White House spokesman Bill Burton made the remarks hours after a poll showed that nearly one in five people, or 18 percent, said they think Obama is Muslim. That was up from 11 percent who said so in March 2009. The survey also showed that just 34 percent said Obama is Christian, down from 48 percent who said so last year. The largest share, 43 percent, said they don't know his religion.
As Obama headed for vacation, Burton told reporters on Air Force One most Americans care more about the economy and wars in Iraq and Afghanistan and "they are not reading a lot of news about what religion the president is." He added, "The president is obviously a Christian. He prays every day."

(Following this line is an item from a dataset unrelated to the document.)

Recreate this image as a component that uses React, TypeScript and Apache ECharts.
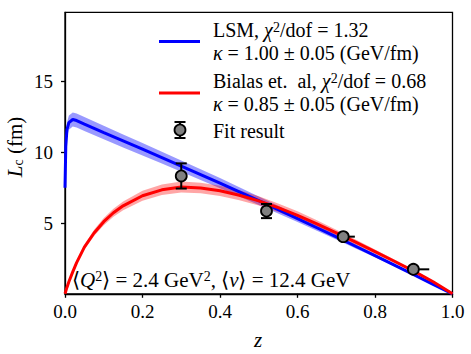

The survey, conducted by the nonpartisan Pew Research Center and its affiliated Pew Forum on Religion & Public Life, is based on interviews conducted before the controversy over whether Muslims should be permitted to construct a mosque near the World Trade Center site. Obama has said he believes Muslims have the right to build.
In a separate poll by Time magazine/ABT SRBI conducted Monday and Tuesday, after Obama's mosque comments, 24 percent said they think he is Muslim, 47 percent said they think he is Christian and 24 percent didn't know or didn't respond.The Pew poll found that about three in 10 of Obama's fiercest political rivals, Republicans and conservatives, say he is a Muslim. That is up significantly from last year and far higher than the share of Democrats and liberals who say so. But even among his supporters, the number saying he is a Christian has fallen since 2009, with just 43 percent of blacks and 46 percent of Democrats saying he is Christian.
Among independents, 18 percent say Obama is Muslim - up from 10 percent last year.
Pew analysts attribute the findings to attacks by his opponents and Obama's limited attendance at religious services, particularly in contrast with Presidents George W. Bush and Bill Clinton, whose worship was more public.
Andrew Kohut, the Pew Research Center's director, said the confusion partly reflects "the intensification of negative views about Obama among his critics."
The poll, overseen by Princeton Survey Research Associates International, involved landline and cell phone interviews with 3,003 randomly chosen adults. It was conducted July 21-Aug. 5 and has a margin of sampling error of plus or minus 2.5 percentage points.